*INPUT ROWS:*
┌────────
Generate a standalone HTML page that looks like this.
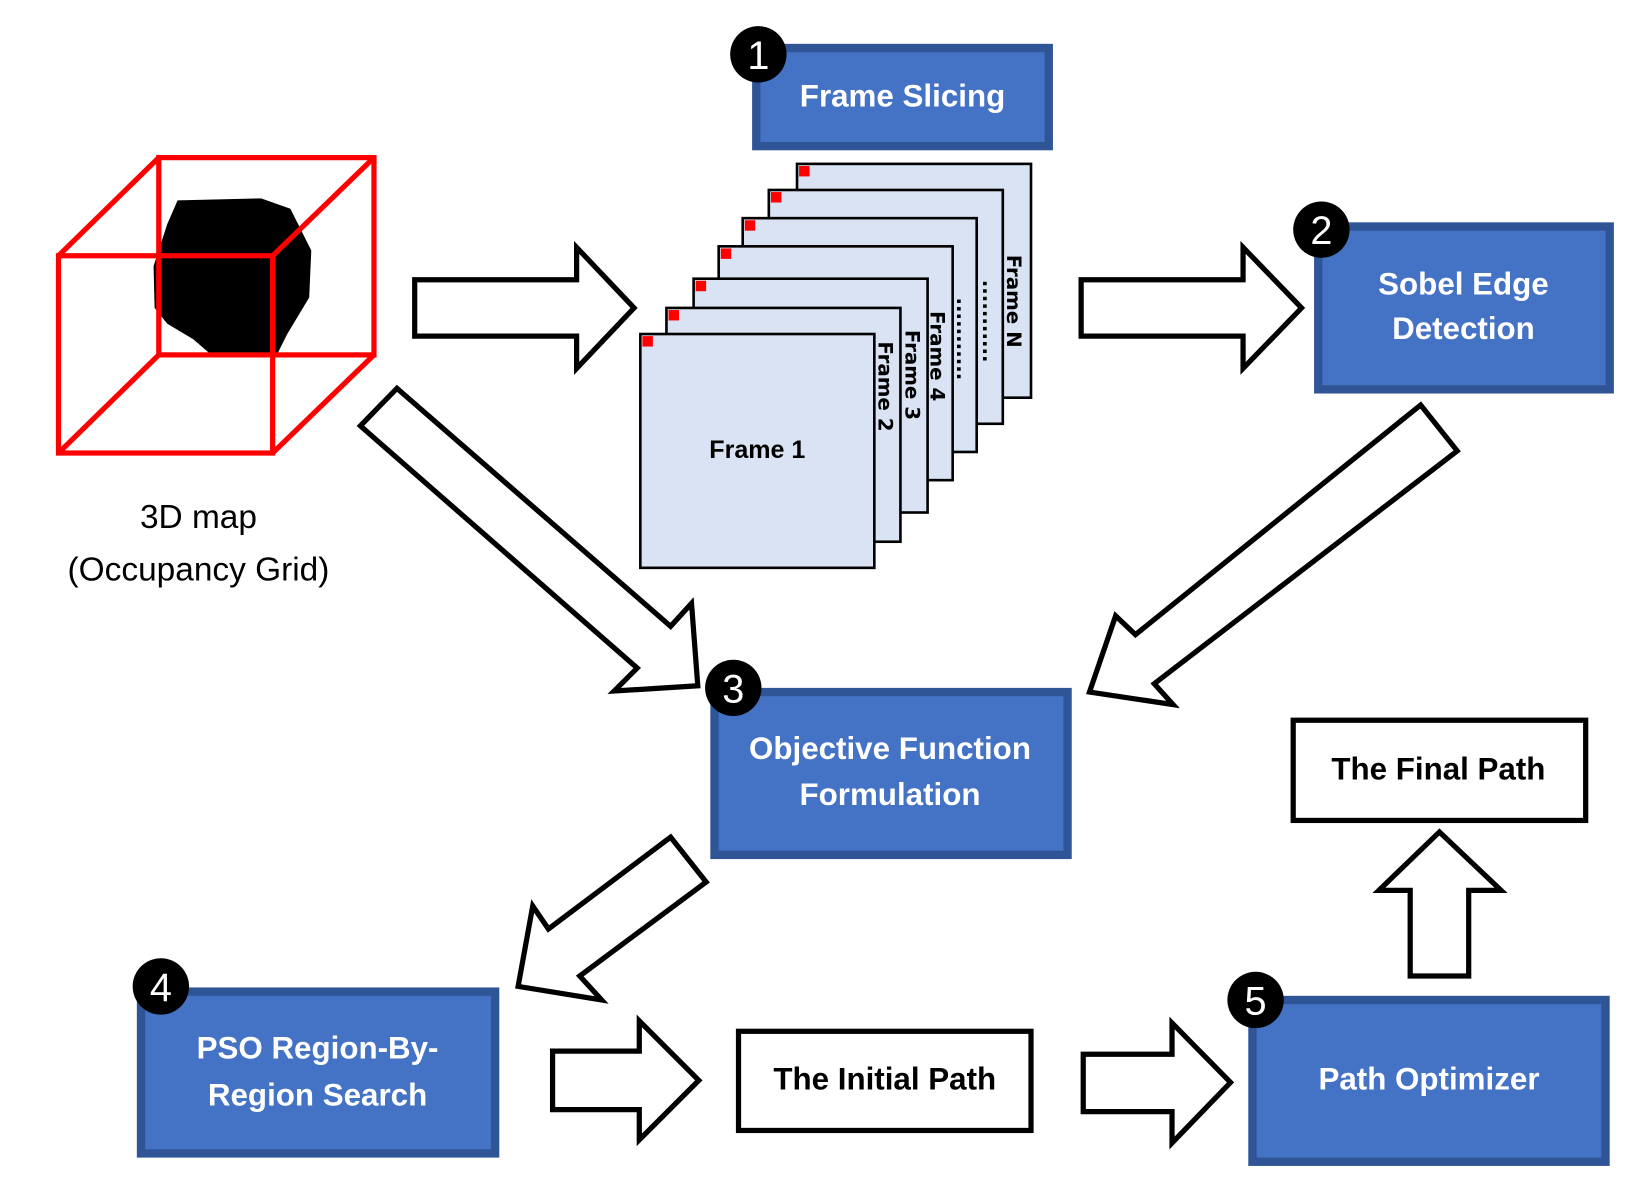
└────────
┌────────
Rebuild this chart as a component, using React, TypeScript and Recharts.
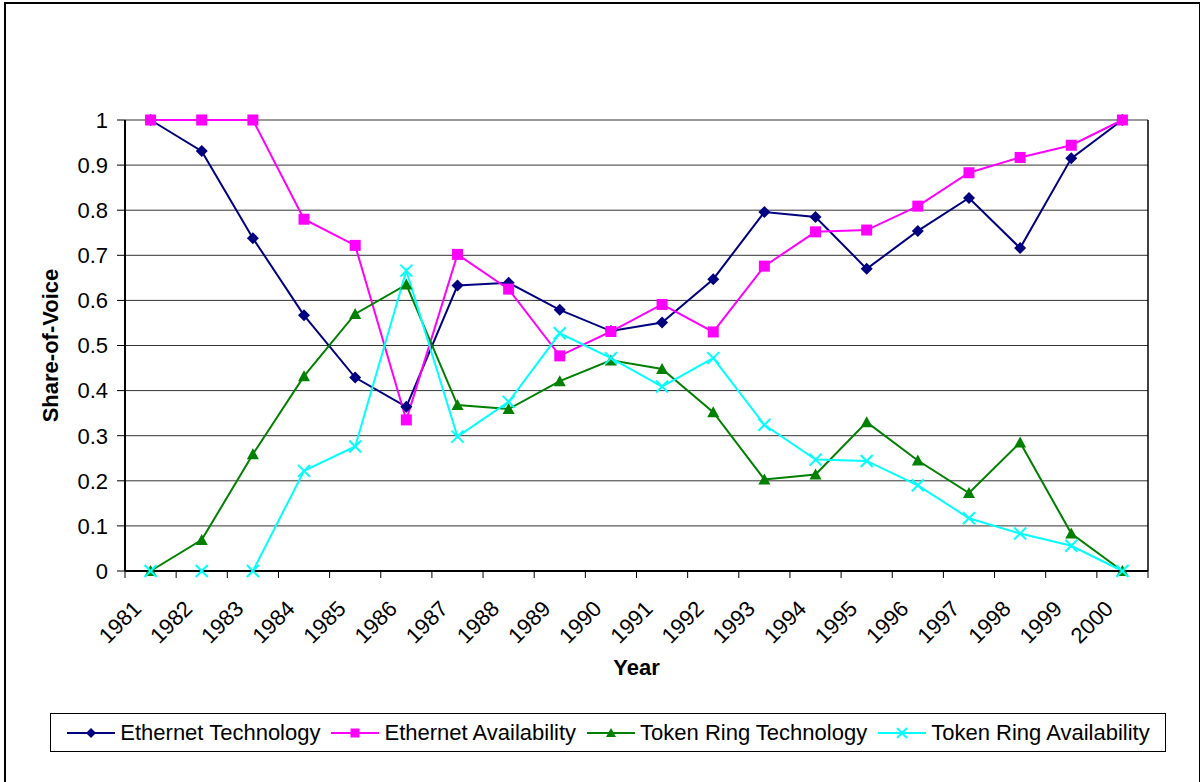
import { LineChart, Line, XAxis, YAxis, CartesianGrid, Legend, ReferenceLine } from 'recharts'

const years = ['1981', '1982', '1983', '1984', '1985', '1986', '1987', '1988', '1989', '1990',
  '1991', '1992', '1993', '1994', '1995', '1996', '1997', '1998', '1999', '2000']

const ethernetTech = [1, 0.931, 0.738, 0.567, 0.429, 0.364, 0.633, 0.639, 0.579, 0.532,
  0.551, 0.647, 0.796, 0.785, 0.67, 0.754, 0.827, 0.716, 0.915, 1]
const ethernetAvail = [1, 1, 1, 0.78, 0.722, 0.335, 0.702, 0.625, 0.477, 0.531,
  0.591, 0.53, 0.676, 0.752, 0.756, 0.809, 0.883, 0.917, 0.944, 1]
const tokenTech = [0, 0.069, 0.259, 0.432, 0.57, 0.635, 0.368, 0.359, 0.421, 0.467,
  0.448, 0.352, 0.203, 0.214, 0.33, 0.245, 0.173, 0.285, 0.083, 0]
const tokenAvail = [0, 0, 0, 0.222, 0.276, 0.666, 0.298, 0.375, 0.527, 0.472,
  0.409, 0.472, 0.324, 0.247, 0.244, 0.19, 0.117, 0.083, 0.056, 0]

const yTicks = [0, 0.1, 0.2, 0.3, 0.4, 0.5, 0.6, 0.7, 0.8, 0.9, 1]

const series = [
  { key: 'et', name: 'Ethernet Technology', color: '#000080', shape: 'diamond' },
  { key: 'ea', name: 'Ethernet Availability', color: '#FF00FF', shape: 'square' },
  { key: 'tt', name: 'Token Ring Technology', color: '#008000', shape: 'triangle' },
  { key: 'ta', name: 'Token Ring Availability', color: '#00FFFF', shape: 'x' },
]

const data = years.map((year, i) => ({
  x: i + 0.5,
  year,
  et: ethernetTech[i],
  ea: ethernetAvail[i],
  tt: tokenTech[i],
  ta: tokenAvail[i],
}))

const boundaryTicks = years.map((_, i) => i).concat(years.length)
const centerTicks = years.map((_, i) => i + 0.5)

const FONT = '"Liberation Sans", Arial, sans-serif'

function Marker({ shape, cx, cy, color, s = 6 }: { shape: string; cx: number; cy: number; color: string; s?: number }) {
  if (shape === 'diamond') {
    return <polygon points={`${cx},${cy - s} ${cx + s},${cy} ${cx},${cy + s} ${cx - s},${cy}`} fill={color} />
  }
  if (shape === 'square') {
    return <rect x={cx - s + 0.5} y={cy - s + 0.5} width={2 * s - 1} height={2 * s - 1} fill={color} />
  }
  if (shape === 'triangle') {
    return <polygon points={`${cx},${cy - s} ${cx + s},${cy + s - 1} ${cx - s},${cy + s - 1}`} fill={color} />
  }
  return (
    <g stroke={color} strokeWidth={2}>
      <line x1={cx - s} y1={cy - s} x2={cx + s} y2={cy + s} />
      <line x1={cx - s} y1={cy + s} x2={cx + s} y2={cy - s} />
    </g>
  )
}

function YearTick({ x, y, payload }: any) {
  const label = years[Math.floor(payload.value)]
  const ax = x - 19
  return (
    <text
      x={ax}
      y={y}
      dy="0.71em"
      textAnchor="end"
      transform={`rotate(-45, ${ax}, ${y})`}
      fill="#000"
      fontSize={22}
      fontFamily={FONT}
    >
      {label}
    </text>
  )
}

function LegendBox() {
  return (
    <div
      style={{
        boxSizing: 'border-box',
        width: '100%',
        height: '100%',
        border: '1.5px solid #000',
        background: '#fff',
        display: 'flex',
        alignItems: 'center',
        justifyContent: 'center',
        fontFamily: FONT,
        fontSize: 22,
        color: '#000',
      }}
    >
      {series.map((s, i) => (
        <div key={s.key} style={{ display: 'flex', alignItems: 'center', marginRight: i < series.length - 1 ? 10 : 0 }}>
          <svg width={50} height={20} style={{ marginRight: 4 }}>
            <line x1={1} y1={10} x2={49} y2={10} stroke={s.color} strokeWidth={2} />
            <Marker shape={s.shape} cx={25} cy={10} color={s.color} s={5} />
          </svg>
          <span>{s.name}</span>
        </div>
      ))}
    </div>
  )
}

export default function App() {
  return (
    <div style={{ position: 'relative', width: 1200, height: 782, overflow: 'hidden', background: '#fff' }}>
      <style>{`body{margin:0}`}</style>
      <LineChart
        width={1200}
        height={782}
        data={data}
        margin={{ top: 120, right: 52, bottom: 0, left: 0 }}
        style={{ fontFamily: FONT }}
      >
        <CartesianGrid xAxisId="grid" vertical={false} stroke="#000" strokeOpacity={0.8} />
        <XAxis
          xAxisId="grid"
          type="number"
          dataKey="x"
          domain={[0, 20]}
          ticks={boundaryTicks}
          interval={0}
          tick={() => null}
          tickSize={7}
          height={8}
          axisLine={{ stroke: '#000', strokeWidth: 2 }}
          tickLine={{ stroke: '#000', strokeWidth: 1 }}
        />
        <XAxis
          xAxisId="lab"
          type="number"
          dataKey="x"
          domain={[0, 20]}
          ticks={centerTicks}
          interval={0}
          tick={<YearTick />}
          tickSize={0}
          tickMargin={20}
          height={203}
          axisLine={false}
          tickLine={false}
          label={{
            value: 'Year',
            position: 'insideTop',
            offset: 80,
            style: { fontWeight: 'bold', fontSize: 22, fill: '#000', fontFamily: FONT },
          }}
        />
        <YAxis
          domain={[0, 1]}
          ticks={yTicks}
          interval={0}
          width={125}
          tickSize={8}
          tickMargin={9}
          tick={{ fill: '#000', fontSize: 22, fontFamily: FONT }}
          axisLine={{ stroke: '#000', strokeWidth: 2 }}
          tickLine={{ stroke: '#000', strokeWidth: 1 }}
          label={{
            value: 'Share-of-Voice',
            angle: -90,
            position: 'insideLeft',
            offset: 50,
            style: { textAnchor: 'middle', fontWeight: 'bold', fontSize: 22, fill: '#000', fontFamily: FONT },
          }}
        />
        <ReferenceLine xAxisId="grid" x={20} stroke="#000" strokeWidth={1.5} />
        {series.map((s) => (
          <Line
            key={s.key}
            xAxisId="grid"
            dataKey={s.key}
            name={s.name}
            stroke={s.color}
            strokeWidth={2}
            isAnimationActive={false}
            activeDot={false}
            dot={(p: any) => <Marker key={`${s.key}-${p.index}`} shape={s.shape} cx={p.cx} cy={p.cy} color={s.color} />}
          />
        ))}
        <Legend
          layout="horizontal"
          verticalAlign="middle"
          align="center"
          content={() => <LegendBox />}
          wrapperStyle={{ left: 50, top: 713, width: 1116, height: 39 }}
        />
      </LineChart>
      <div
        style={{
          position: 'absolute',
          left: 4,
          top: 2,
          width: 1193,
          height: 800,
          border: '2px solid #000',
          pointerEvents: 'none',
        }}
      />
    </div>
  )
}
└────────
┌────────
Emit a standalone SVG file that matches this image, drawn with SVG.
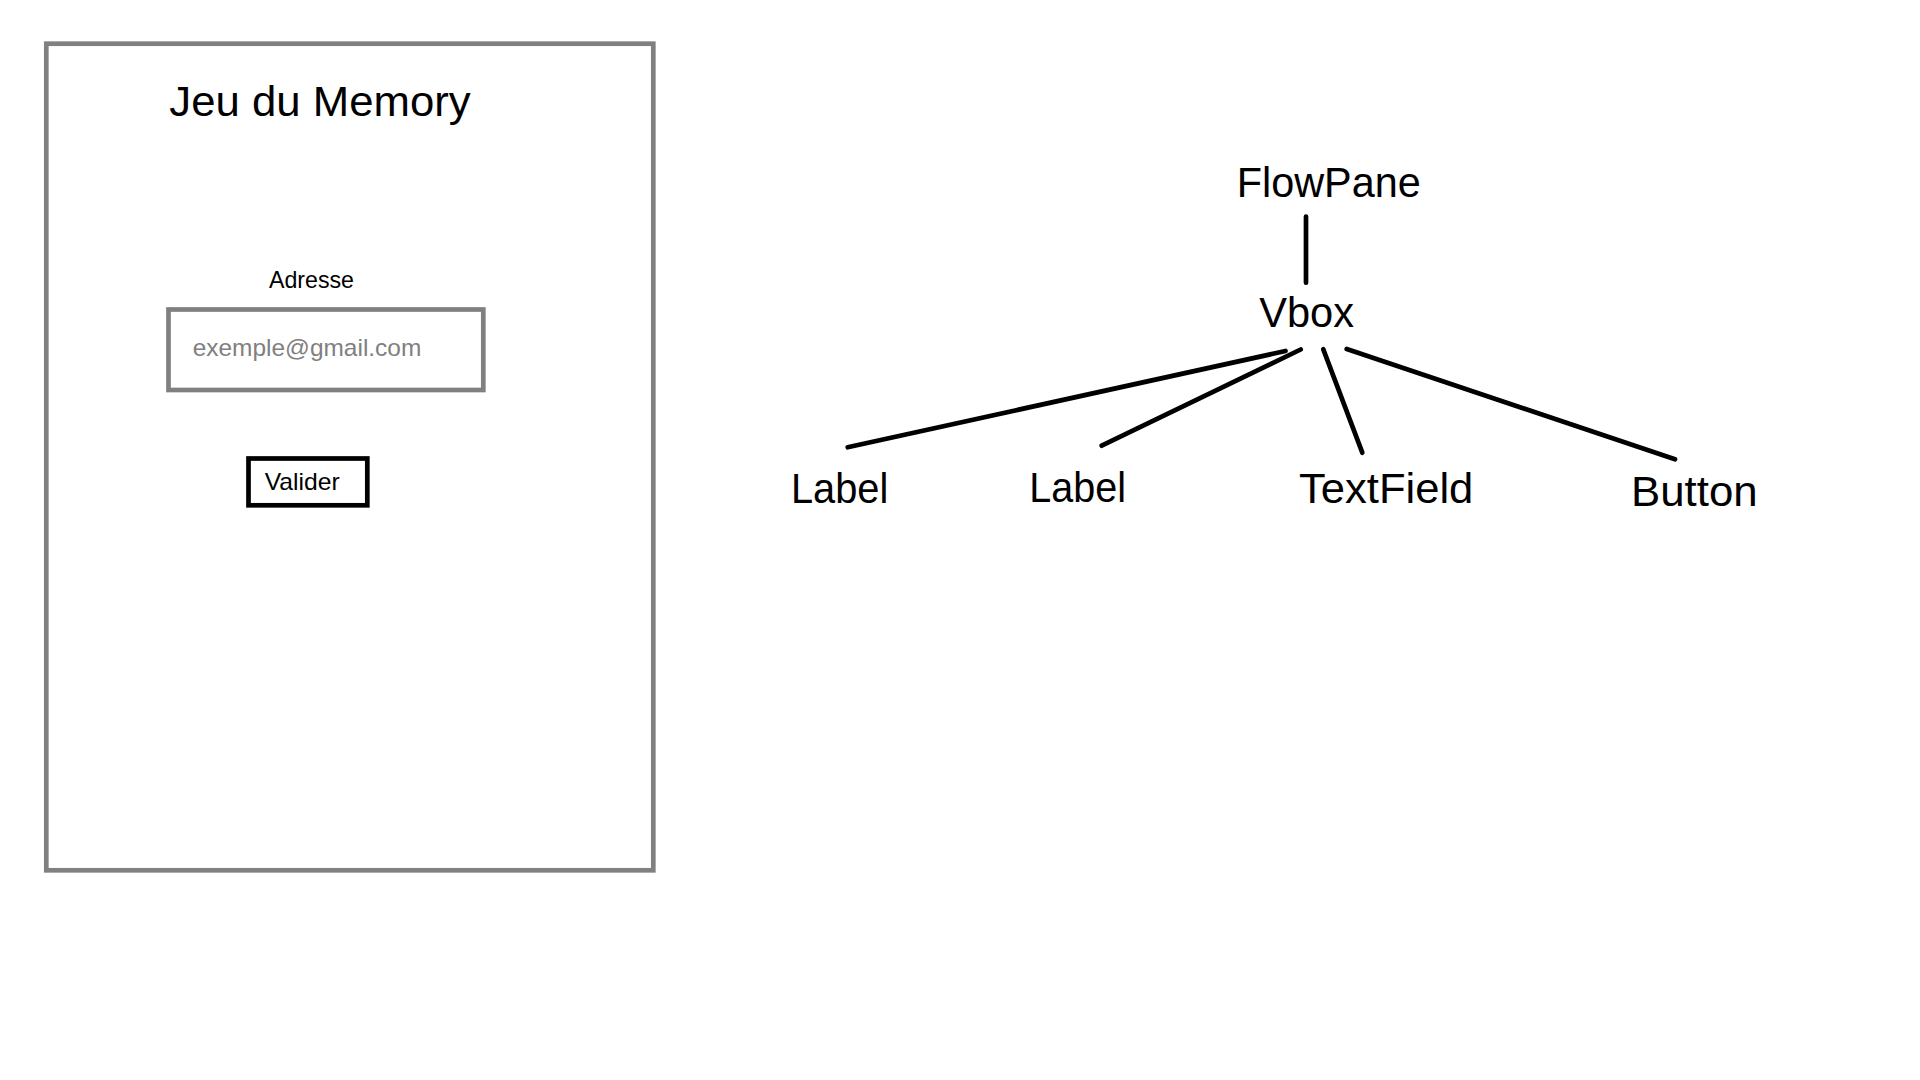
└────────
*TASK BRIEF:* From the entries above, collect every line with the string "that" in it.

*SOLUTION:*
Generate a standalone HTML page that looks like this.
Emit a standalone SVG file that matches this image, drawn with SVG.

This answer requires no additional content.